**Your objective**
Return only the lines running from the line that holds "Output the Python" to the line that holds "color=axis_c, lw=1.4, zorder=3)", including both.

**Given records**
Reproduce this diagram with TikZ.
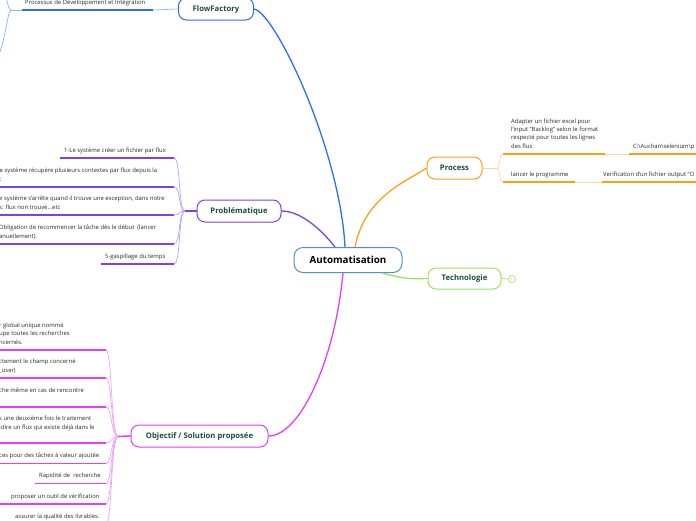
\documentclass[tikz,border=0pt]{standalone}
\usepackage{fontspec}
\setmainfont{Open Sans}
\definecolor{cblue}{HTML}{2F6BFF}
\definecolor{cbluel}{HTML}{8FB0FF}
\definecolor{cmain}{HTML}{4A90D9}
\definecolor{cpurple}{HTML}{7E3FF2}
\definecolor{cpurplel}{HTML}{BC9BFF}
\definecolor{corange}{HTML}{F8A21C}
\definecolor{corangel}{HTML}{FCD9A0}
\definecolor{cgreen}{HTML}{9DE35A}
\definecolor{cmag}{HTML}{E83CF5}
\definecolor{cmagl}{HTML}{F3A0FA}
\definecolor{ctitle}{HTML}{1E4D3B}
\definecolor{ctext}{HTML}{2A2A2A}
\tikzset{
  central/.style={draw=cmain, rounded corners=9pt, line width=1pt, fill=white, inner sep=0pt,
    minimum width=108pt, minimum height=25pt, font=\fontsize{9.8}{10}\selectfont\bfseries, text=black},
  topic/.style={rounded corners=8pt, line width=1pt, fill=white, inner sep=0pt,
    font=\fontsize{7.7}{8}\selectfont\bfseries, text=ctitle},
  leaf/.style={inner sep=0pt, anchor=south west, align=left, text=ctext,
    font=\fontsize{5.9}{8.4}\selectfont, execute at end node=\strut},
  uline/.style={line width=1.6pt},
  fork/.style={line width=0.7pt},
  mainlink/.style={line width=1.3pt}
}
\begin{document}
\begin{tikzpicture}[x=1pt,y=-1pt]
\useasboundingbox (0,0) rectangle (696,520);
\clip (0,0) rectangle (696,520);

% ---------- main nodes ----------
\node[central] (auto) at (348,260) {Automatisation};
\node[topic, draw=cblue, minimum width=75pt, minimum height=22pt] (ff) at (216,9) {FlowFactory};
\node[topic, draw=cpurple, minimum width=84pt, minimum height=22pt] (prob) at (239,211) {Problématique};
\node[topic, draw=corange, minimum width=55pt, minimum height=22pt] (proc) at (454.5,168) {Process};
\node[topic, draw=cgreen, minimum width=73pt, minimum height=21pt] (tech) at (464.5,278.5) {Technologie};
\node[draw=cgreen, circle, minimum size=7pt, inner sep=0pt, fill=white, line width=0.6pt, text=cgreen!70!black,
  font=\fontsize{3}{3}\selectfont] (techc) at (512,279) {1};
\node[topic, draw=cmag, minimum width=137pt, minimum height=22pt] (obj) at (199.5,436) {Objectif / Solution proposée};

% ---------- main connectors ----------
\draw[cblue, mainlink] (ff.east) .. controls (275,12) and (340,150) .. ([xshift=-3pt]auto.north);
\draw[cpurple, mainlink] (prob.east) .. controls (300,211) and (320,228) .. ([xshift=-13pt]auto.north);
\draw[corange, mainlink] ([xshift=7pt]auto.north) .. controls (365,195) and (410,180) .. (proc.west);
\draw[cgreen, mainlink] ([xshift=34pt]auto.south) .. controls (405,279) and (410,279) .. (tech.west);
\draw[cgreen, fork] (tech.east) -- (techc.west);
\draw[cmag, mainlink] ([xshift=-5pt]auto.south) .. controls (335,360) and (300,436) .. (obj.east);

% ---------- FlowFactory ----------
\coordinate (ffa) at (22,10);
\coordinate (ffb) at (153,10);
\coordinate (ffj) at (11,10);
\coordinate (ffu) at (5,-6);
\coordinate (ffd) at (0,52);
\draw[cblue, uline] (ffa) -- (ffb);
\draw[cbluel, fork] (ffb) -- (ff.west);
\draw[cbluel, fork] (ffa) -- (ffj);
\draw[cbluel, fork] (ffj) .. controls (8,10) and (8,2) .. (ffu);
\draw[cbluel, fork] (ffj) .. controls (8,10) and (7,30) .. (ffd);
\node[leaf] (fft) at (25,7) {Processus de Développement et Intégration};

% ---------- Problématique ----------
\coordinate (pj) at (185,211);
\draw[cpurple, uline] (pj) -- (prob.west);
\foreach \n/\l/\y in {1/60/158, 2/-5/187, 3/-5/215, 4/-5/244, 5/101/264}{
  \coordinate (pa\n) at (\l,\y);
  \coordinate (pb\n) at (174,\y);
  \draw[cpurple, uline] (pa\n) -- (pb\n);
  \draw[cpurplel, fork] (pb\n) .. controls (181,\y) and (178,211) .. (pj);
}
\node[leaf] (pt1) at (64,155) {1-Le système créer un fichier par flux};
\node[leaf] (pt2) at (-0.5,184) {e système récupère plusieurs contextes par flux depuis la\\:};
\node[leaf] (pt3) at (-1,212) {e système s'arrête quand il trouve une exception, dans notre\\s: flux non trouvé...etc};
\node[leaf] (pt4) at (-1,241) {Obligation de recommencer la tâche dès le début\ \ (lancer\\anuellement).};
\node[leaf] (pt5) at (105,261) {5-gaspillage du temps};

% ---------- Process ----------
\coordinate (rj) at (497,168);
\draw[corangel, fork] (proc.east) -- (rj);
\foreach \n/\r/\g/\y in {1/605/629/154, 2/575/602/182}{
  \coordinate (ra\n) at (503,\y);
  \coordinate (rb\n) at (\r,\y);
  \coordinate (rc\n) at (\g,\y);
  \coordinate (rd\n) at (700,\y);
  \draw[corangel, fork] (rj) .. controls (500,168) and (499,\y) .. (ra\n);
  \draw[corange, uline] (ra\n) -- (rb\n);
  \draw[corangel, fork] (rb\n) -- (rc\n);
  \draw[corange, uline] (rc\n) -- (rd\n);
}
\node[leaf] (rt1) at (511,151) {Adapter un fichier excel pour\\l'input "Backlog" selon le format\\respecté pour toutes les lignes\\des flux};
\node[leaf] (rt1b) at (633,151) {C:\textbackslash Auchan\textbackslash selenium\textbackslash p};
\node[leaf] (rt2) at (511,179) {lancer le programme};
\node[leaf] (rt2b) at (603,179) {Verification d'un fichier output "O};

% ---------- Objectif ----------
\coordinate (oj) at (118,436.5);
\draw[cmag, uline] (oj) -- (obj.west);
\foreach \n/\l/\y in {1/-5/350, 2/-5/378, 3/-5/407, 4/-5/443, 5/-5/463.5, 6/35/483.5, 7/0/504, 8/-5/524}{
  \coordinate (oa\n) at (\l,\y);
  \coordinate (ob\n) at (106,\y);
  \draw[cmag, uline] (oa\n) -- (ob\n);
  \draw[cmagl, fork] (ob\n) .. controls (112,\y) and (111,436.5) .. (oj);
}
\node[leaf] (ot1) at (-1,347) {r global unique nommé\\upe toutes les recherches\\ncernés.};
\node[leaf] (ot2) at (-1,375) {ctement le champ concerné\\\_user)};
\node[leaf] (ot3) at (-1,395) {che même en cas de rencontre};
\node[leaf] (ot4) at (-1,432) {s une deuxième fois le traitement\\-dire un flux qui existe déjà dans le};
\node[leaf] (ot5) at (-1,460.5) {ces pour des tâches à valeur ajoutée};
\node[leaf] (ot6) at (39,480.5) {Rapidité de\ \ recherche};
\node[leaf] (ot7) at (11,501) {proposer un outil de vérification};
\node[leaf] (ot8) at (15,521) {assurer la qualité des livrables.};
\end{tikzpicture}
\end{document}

==

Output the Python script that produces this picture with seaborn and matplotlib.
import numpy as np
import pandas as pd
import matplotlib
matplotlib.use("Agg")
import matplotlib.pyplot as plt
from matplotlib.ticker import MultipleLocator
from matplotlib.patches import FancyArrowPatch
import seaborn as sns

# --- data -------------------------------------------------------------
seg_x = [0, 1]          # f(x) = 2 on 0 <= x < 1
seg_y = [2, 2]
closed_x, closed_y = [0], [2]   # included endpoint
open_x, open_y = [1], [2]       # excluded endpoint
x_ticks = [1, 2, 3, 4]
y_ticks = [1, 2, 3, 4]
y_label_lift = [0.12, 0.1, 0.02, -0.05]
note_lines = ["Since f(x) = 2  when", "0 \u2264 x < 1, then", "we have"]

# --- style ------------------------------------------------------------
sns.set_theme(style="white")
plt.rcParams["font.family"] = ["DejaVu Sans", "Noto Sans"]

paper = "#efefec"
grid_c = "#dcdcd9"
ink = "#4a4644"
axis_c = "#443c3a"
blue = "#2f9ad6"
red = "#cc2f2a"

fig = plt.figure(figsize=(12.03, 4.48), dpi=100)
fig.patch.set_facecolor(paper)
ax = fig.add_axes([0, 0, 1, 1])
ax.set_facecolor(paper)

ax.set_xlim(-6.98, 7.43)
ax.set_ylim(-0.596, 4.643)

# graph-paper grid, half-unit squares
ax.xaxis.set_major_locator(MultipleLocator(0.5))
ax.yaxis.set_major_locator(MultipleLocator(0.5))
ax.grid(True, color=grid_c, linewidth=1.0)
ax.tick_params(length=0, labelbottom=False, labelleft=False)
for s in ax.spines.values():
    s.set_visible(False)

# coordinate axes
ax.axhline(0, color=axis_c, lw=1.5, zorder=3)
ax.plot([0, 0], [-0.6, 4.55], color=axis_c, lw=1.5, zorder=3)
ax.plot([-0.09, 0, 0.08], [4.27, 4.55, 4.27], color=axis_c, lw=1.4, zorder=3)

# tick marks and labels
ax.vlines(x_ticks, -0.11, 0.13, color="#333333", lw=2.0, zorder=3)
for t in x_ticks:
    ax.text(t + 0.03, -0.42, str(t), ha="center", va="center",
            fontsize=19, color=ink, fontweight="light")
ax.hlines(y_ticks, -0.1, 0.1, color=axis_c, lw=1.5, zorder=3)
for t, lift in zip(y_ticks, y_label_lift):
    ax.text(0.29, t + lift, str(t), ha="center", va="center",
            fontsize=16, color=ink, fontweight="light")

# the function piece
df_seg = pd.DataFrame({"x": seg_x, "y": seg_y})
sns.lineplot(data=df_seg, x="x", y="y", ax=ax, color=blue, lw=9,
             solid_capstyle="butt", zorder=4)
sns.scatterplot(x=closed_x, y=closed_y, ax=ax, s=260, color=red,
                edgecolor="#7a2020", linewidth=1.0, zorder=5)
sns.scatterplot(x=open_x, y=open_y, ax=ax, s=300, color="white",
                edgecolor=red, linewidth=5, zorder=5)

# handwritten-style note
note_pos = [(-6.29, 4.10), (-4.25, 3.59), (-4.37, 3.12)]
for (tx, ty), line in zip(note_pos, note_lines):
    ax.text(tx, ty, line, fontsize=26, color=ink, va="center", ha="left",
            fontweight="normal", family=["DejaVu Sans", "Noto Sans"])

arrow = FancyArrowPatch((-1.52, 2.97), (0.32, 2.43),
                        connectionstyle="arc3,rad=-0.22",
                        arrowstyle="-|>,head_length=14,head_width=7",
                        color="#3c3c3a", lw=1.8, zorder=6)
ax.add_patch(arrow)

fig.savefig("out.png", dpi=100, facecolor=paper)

**Exercise response**
Output the Python script that produces this picture with seaborn and matplotlib.
import numpy as np
import pandas as pd
import matplotlib
matplotlib.use("Agg")
import matplotlib.pyplot as plt
from matplotlib.ticker import MultipleLocator
from matplotlib.patches import FancyArrowPatch
import seaborn as sns

# --- data -------------------------------------------------------------
seg_x = [0, 1]          # f(x) = 2 on 0 <= x < 1
seg_y = [2, 2]
closed_x, closed_y = [0], [2]   # included endpoint
open_x, open_y = [1], [2]       # excluded endpoint
x_ticks = [1, 2, 3, 4]
y_ticks = [1, 2, 3, 4]
y_label_lift = [0.12, 0.1, 0.02, -0.05]
note_lines = ["Since f(x) = 2  when", "0 \u2264 x < 1, then", "we have"]

# --- style ------------------------------------------------------------
sns.set_theme(style="white")
plt.rcParams["font.family"] = ["DejaVu Sans", "Noto Sans"]

paper = "#efefec"
grid_c = "#dcdcd9"
ink = "#4a4644"
axis_c = "#443c3a"
blue = "#2f9ad6"
red = "#cc2f2a"

fig = plt.figure(figsize=(12.03, 4.48), dpi=100)
fig.patch.set_facecolor(paper)
ax = fig.add_axes([0, 0, 1, 1])
ax.set_facecolor(paper)

ax.set_xlim(-6.98, 7.43)
ax.set_ylim(-0.596, 4.643)

# graph-paper grid, half-unit squares
ax.xaxis.set_major_locator(MultipleLocator(0.5))
ax.yaxis.set_major_locator(MultipleLocator(0.5))
ax.grid(True, color=grid_c, linewidth=1.0)
ax.tick_params(length=0, labelbottom=False, labelleft=False)
for s in ax.spines.values():
    s.set_visible(False)

# coordinate axes
ax.axhline(0, color=axis_c, lw=1.5, zorder=3)
ax.plot([0, 0], [-0.6, 4.55], color=axis_c, lw=1.5, zorder=3)
ax.plot([-0.09, 0, 0.08], [4.27, 4.55, 4.27], color=axis_c, lw=1.4, zorder=3)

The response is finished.